After announcing the addition of Maryland to the league Monday, Big Ten commissioner said during a national teleconference that the league's conference football schedule could increase to nine games, and the league's basketball slate could jump up to as many as 20 contests for each team.
"I think more games is on the table," Delany said. "One of the reasons we stayed at 11 (members) and stayed at 12 is because we love to play each other more, not less."
Maryland will join the Big Ten in 2014, and according to an ESPN.com report, Rutgers is expected to follow Tuesday with an announcement that it will become the league's 14th member.
The Big Ten currently features an eight-game conference football schedule, allowing members the opportunity to schedule four non-conference games during the early portion of the season.
The league has discussed the idea of increasing its football schedule, but most of that seemed to fade away when the conference announced a short-lived scheduling collaboration with the Pac-12.
That pact is now dead, and it appears to move to increase the conference's football schedule is back on the rise.
"We have a great conference made up of not only great institutions, but integrated rivalries in integrated markets," Delany said. "We're going into new markets that are not integrated.
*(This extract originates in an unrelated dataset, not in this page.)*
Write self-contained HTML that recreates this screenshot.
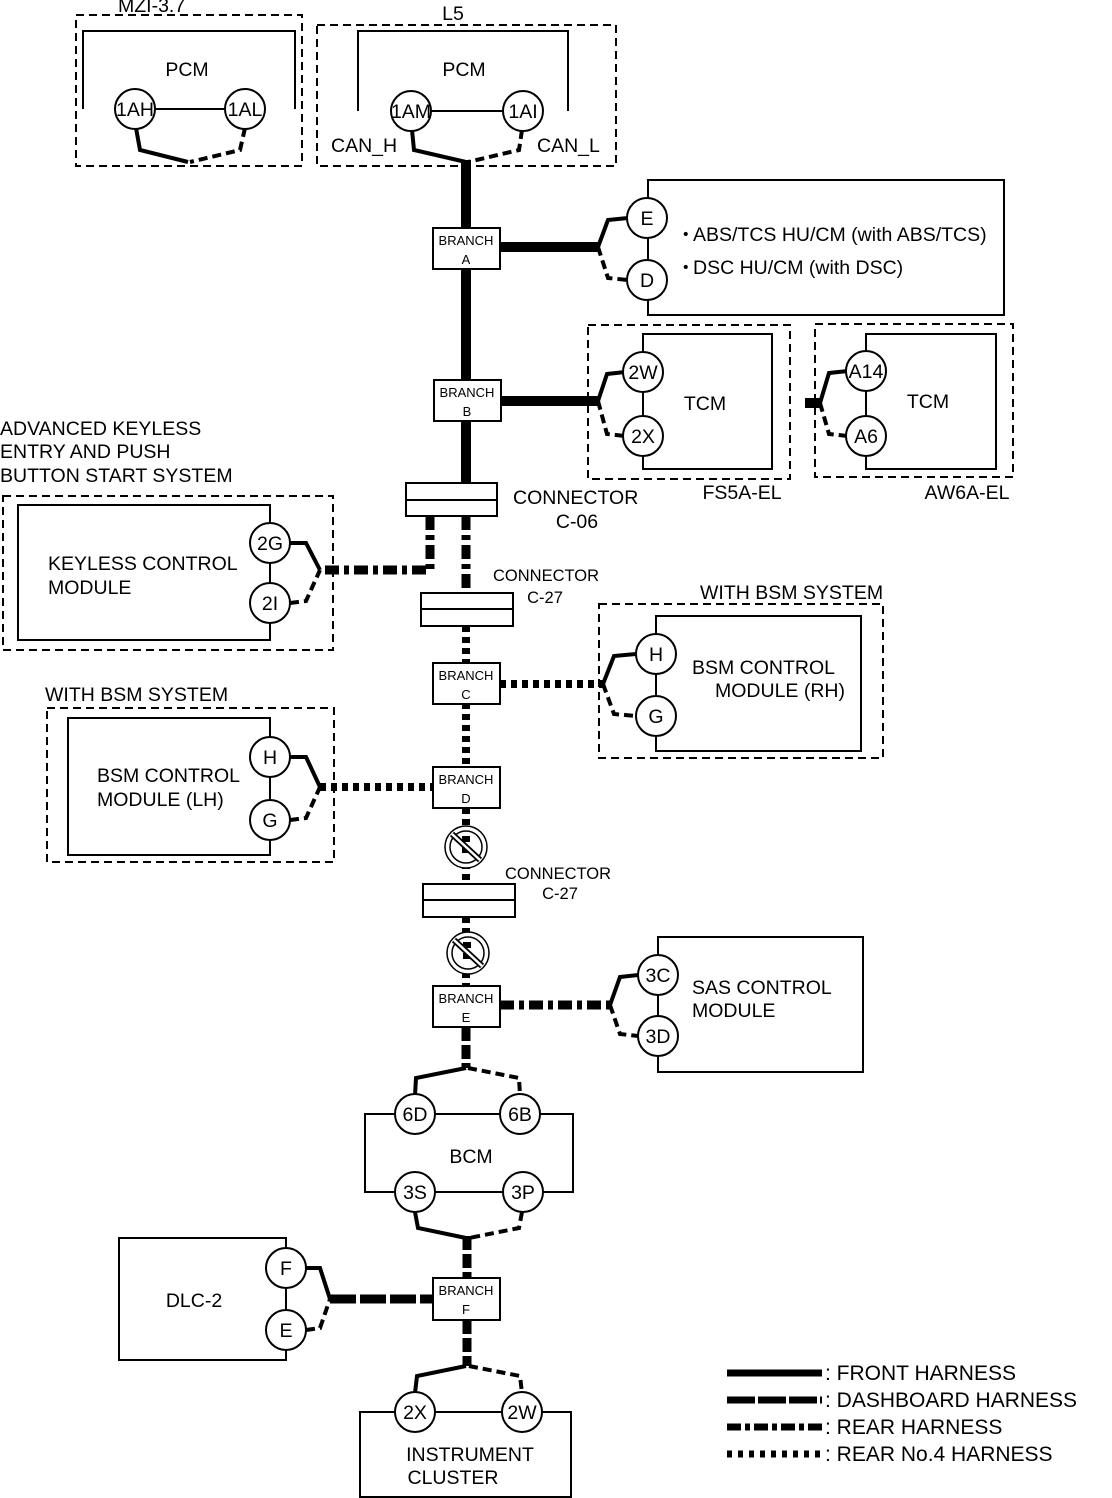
<!DOCTYPE html>
<html><head><meta charset="utf-8"><style>
html,body{margin:0;padding:0;background:#fff}
svg{display:block}
text{font-family:"Liberation Sans",sans-serif;font-size:19.5px;fill:#000}
.s{font-size:13px}
.c{text-anchor:middle}
.lg{font-size:21px}
</style></head><body>
<svg width="1112" height="1498" viewBox="0 0 1112 1498" xmlns="http://www.w3.org/2000/svg">
<defs>
<style>
.box{fill:#fff;stroke:#000;stroke-width:2}
.db{fill:none;stroke:#000;stroke-width:2;stroke-dasharray:8 5}
.cir{fill:#fff;stroke:#000;stroke-width:2}
.fr{fill:none;stroke:#000;stroke-width:10}
.fr4{fill:none;stroke:#000;stroke-width:4}
.dsh4{fill:none;stroke:#000;stroke-width:4;stroke-dasharray:9 5}
.dash{fill:none;stroke:#000;stroke-width:9;stroke-dasharray:26 4}
.rear{fill:none;stroke:#000;stroke-width:9;stroke-dasharray:14 5 5 5}
.r4{fill:none;stroke:#000;stroke-width:8;stroke-dasharray:6 5}
</style>
</defs>

<!-- MZI -->
<text x="118" y="12">MZI-3.7</text>
<rect class="db" x="76" y="15" width="226" height="151"/>
<path d="M83 109 V31 H295 V109" class="box" fill="none"/>
<line x1="155" y1="109" x2="225" y2="109" stroke="#000" stroke-width="2"/>
<text x="187" y="76" class="c">PCM</text>
<path class="fr4" d="M136 128 L140 150 L188 162"/>
<path class="dsh4" d="M245 128 L240 150 L190 162"/>
<circle class="cir" cx="135" cy="109" r="20"/><text x="135" y="116" class="c">1AH</text>
<circle class="cir" cx="245" cy="109" r="20"/><text x="245" y="116" class="c">1AL</text>

<!-- L5 -->
<text x="453" y="20" class="c">L5</text>
<rect class="db" x="317" y="25" width="299" height="141"/>
<path d="M358 111 V31 H568 V111" class="box" fill="none"/>
<line x1="431" y1="111" x2="503" y2="111" stroke="#000" stroke-width="2"/>
<text x="464" y="76" class="c">PCM</text>
<path class="fr4" d="M412 130 L414 150 L466 162"/>
<path class="dsh4" d="M522 130 L519 150 L468 162"/>
<circle class="cir" cx="411" cy="111" r="20"/><text x="411" y="118" class="c">1AM</text>
<circle class="cir" cx="523" cy="111" r="20"/><text x="523" y="118" class="c">1AI</text>
<text x="331" y="152">CAN_H</text>
<text x="537" y="152">CAN_L</text>

<line class="fr" x1="466" y1="160" x2="466" y2="484"/>

<!-- ABS -->
<rect class="box" x="648" y="180" width="356" height="135"/>
<line class="fr" x1="500" y1="247" x2="600" y2="247"/>
<path class="fr4" d="M598 247 L608 220 L628 218"/>
<path class="dsh4" d="M598 247 L608 278 L628 280"/>
<circle class="cir" cx="647" cy="218" r="20"/><text x="647" y="225" class="c">E</text>
<circle class="cir" cx="647" cy="280" r="20"/><text x="647" y="287" class="c">D</text>
<text x="676" y="241">・</text><text x="693" y="241">ABS/TCS HU/CM (with ABS/TCS)</text>
<text x="676" y="274">・</text><text x="693" y="274">DSC HU/CM (with DSC)</text>

<rect class="box" x="433" y="228" width="67" height="41"/>
<text x="466" y="245" class="c s">BRANCH</text><text x="466" y="264" class="c s">A</text>

<!-- FS5A -->
<rect class="db" x="588" y="325" width="202" height="154"/>
<path class="box" fill="none" d="M643 352 V334 H772 V469 H643 V456"/>
<line x1="643" y1="392" x2="643" y2="416" stroke="#000" stroke-width="2"/>
<line class="fr" x1="500" y1="401" x2="600" y2="401"/>
<path class="fr4" d="M598 401 L607 374 L625 372"/>
<path class="dsh4" d="M598 401 L607 434 L625 436"/>
<circle class="cir" cx="643" cy="372" r="20"/><text x="643" y="379" class="c">2W</text>
<circle class="cir" cx="643" cy="436" r="20"/><text x="643" y="443" class="c">2X</text>
<text x="705" y="410" class="c">TCM</text>
<text x="742" y="499" class="c">FS5A-EL</text>

<!-- AW6A -->
<rect class="db" x="815" y="324" width="198" height="153"/>
<path class="box" fill="none" d="M866 351 V334 H996 V469 H866 V456"/>
<line x1="866" y1="391" x2="866" y2="416" stroke="#000" stroke-width="2"/>
<line class="fr" x1="805" y1="403" x2="822" y2="403"/>
<path class="fr4" d="M820 403 L829 373 L848 371"/>
<path class="dsh4" d="M820 403 L829 434 L848 436"/>
<circle class="cir" cx="866" cy="371" r="20"/><text x="866" y="378" class="c">A14</text>
<circle class="cir" cx="866" cy="436" r="20"/><text x="866" y="443" class="c">A6</text>
<text x="928" y="408" class="c">TCM</text>
<text x="967" y="499" class="c">AW6A-EL</text>

<rect class="box" x="434" y="380" width="67" height="41"/>
<text x="467" y="397" class="c s">BRANCH</text><text x="467" y="416" class="c s">B</text>

<!-- Keyless -->
<text x="0" y="435">ADVANCED KEYLESS</text>
<text x="0" y="458">ENTRY AND PUSH</text>
<text x="0" y="482">BUTTON START SYSTEM</text>
<rect class="db" x="3" y="496" width="330" height="154"/>
<path class="box" fill="none" d="M270 523 V505 H18 V640 H270 V623"/>
<line x1="270" y1="563" x2="270" y2="583" stroke="#000" stroke-width="2"/>
<circle class="cir" cx="270" cy="543" r="20"/><text x="270" y="550" class="c">2G</text>
<circle class="cir" cx="270" cy="603" r="20"/><text x="270" y="610" class="c">2I</text>
<text x="48" y="570">KEYLESS CONTROL</text>
<text x="48" y="594">MODULE</text>
<path class="fr4" d="M290 543 L306 543 L320 570"/>
<path class="dsh4" d="M290 603 L306 601 L320 570"/>
<path class="rear" d="M430 516 V570 H320"/>
<line class="rear" x1="466" y1="516" x2="466" y2="593"/>

<rect class="box" x="406" y="483" width="91" height="33"/>
<line x1="406" y1="500" x2="497" y2="500" stroke="#000" stroke-width="2"/>
<text x="513" y="504">CONNECTOR</text>
<text x="577" y="528" class="c">C-06</text>

<text x="493" y="581" style="font-size:16.5px">CONNECTOR</text>
<text x="545" y="603" class="c" style="font-size:16.5px">C-27</text>
<rect class="box" x="421" y="593" width="92" height="33"/>
<line x1="421" y1="609" x2="513" y2="609" stroke="#000" stroke-width="2"/>

<line class="r4" x1="466" y1="626" x2="466" y2="767"/>

<!-- BSM RH -->
<text x="700" y="599">WITH BSM SYSTEM</text>
<rect class="db" x="599" y="604" width="284" height="154"/>
<path class="box" fill="none" d="M656 634 V616 H861 V751 H656 V736"/>
<line x1="656" y1="674" x2="656" y2="696" stroke="#000" stroke-width="2"/>
<line class="r4" x1="500" y1="684" x2="604" y2="684"/>
<path class="fr4" d="M603 684 L614 656 L636 654"/>
<path class="dsh4" d="M603 684 L614 714 L636 716"/>
<circle class="cir" cx="656" cy="654" r="20"/><text x="656" y="661" class="c">H</text>
<circle class="cir" cx="656" cy="716" r="20"/><text x="656" y="723" class="c">G</text>
<text x="692" y="674">BSM CONTROL</text>
<text x="715" y="697">MODULE (RH)</text>

<rect class="box" x="433" y="663" width="67" height="41"/>
<text x="466" y="680" class="c s">BRANCH</text><text x="466" y="699" class="c s">C</text>

<!-- BSM LH -->
<text x="45" y="701">WITH BSM SYSTEM</text>
<rect class="db" x="47" y="708" width="287" height="154"/>
<path class="box" fill="none" d="M270 737 V718 H68 V855 H270 V840"/>
<line x1="270" y1="777" x2="270" y2="800" stroke="#000" stroke-width="2"/>
<circle class="cir" cx="270" cy="757" r="20"/><text x="270" y="764" class="c">H</text>
<circle class="cir" cx="270" cy="820" r="20"/><text x="270" y="827" class="c">G</text>
<text x="97" y="782">BSM CONTROL</text>
<text x="97" y="806">MODULE (LH)</text>
<path class="fr4" d="M290 757 L306 757 L320 787"/>
<path class="dsh4" d="M290 820 L306 818 L320 787"/>
<line class="r4" x1="320" y1="787" x2="433" y2="787"/>

<rect class="box" x="433" y="767" width="67" height="41"/>
<text x="466" y="784" class="c s">BRANCH</text><text x="466" y="803" class="c s">D</text>

<line class="r4" x1="466" y1="808" x2="466" y2="884"/>
<g fill="none" stroke="#000" stroke-width="1.5">
<circle cx="466" cy="847" r="21" fill="#fff"/><circle cx="466" cy="847" r="16"/>
</g>
<line x1="466" y1="836" x2="466" y2="858" stroke="#000" stroke-width="8" stroke-dasharray="6 5"/>
<line x1="452" y1="834" x2="480" y2="860" stroke="#000" stroke-width="6"/>
<line x1="452" y1="834" x2="480" y2="860" stroke="#fff" stroke-width="2.5"/>

<text x="505" y="879" style="font-size:16.5px">CONNECTOR</text>
<text x="560" y="899" class="c" style="font-size:16.5px">C-27</text>
<rect class="box" x="423" y="884" width="92" height="33"/>
<line x1="423" y1="900" x2="515" y2="900" stroke="#000" stroke-width="2"/>

<line class="r4" x1="466" y1="917" x2="466" y2="986"/>
<g fill="none" stroke="#000" stroke-width="1.5">
<circle cx="468" cy="953" r="21" fill="#fff"/><circle cx="468" cy="953" r="16"/>
</g>
<line x1="467" y1="942" x2="467" y2="964" stroke="#000" stroke-width="8" stroke-dasharray="6 5"/>
<line x1="454" y1="940" x2="482" y2="966" stroke="#000" stroke-width="6"/>
<line x1="454" y1="940" x2="482" y2="966" stroke="#fff" stroke-width="2.5"/>

<!-- SAS -->
<rect class="box" x="658" y="937" width="205" height="135"/>
<line class="rear" x1="500" y1="1005" x2="612" y2="1005"/>
<path class="fr4" d="M610 1005 L620 977 L638 975"/>
<path class="dsh4" d="M610 1005 L620 1034 L638 1036"/>
<circle class="cir" cx="658" cy="975" r="20"/><text x="658" y="982" class="c">3C</text>
<circle class="cir" cx="658" cy="1036" r="20"/><text x="658" y="1043" class="c">3D</text>
<text x="692" y="994">SAS CONTROL</text>
<text x="692" y="1017">MODULE</text>

<rect class="box" x="433" y="986" width="67" height="41"/>
<text x="466" y="1003" class="c s">BRANCH</text><text x="466" y="1022" class="c s">E</text>

<line class="dash" x1="466" y1="1027" x2="466" y2="1068" style="stroke-dasharray:14 4"/>
<path class="fr4" d="M466 1068 L416 1078 L415 1095"/>
<path class="dsh4" d="M468 1068 L519 1078 L520 1095"/>

<!-- BCM -->
<rect class="box" x="365" y="1114" width="208" height="78"/>
<circle class="cir" cx="415" cy="1114" r="20"/><text x="415" y="1121" class="c">6D</text>
<circle class="cir" cx="520" cy="1114" r="20"/><text x="520" y="1121" class="c">6B</text>
<circle class="cir" cx="415" cy="1192" r="20"/><text x="415" y="1199" class="c">3S</text>
<circle class="cir" cx="523" cy="1192" r="20"/><text x="523" y="1199" class="c">3P</text>
<text x="471" y="1163" class="c">BCM</text>
<path class="fr4" d="M415 1212 L418 1228 L466 1238"/>
<path class="dsh4" d="M522 1212 L519 1228 L469 1238"/>
<line class="dash" x1="467" y1="1236" x2="467" y2="1278" style="stroke-dasharray:14 4"/>

<!-- DLC-2 -->
<rect class="box" x="119" y="1238" width="167" height="122"/>
<circle class="cir" cx="286" cy="1268" r="20"/><text x="286" y="1275" class="c">F</text>
<circle class="cir" cx="286" cy="1330" r="20"/><text x="286" y="1337" class="c">E</text>
<text x="194" y="1307" class="c">DLC-2</text>
<path class="fr4" d="M306 1268 L320 1268 L330 1299"/>
<path class="dsh4" d="M306 1330 L320 1328 L330 1299"/>
<line class="dash" x1="330" y1="1299" x2="433" y2="1299"/>

<rect class="box" x="433" y="1278" width="67" height="42"/>
<text x="466" y="1295" class="c s">BRANCH</text><text x="466" y="1314" class="c s">F</text>

<line class="dash" x1="467" y1="1320" x2="467" y2="1366" style="stroke-dasharray:14 4"/>
<path class="fr4" d="M466 1366 L417 1376 L415 1393"/>
<path class="dsh4" d="M469 1366 L520 1376 L522 1393"/>

<rect class="box" x="360" y="1412" width="211" height="85"/>
<circle class="cir" cx="415" cy="1412" r="20"/><text x="415" y="1419" class="c">2X</text>
<circle class="cir" cx="522" cy="1412" r="20"/><text x="522" y="1419" class="c">2W</text>
<text x="470" y="1461" class="c">INSTRUMENT</text>
<text x="453" y="1484" class="c">CLUSTER</text>

<!-- legend -->
<line x1="727" y1="1373" x2="822" y2="1373" stroke="#000" stroke-width="7"/>
<line x1="727" y1="1400" x2="822" y2="1400" stroke="#000" stroke-width="7" stroke-dasharray="28 3"/>
<line x1="727" y1="1427" x2="822" y2="1427" stroke="#000" stroke-width="7" stroke-dasharray="14 4 5 4"/>
<line x1="727" y1="1454" x2="822" y2="1454" stroke="#000" stroke-width="7" stroke-dasharray="5 6"/>
<text x="825" y="1380" class="lg">: FRONT HARNESS</text>
<text x="825" y="1407" class="lg">: DASHBOARD HARNESS</text>
<text x="825" y="1434" class="lg">: REAR HARNESS</text>
<text x="825" y="1461" class="lg">: REAR No.4 HARNESS</text>
</svg>
</body></html>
We're going to build integrated rivalries, we're going to create experiences and we're going to collaborate academically.
"But to do that, it may require more games. Our fans want to see these games. Maryland fans may not be used to Northwestern, they may not be used to Iowa, or Ohio State or Michigan, but I think when we bring those schools (to Maryland) and let (Maryland's) fan base and alumni get exposed to (the Big Ten), I think (it's going to be positive)."
ESPN.com reported Monday that both Maryland and Rutgers are expected to join the Leaders Division, and Illinois will then join Michigan, Michigan State, Minnesota, Northwestern, Nebraska and Iowa in the Legends Division.
As far as basketball scheduling goes, the league currently operates on an 18-game schedule, but Delany said the conference's recent expansion could see as many as 20 games, maybe more.
He admitted that, as a rule, coaches prefer to play fewer conference games, while commissioners always want more.
At some point, he says, there will be a compromise.
"I think there's probably a compromise in the middle," Delany said. "I hope we play more games. But I have a lot to do with the bowl scheduling and nothing to do with the non-conference scheduling.
"We'll figure it out. I like more, not less. I know coaches feel like it's a very challenging league, but I just believe when we play each other more it's healthy and good, when we play each other less, it's not as good."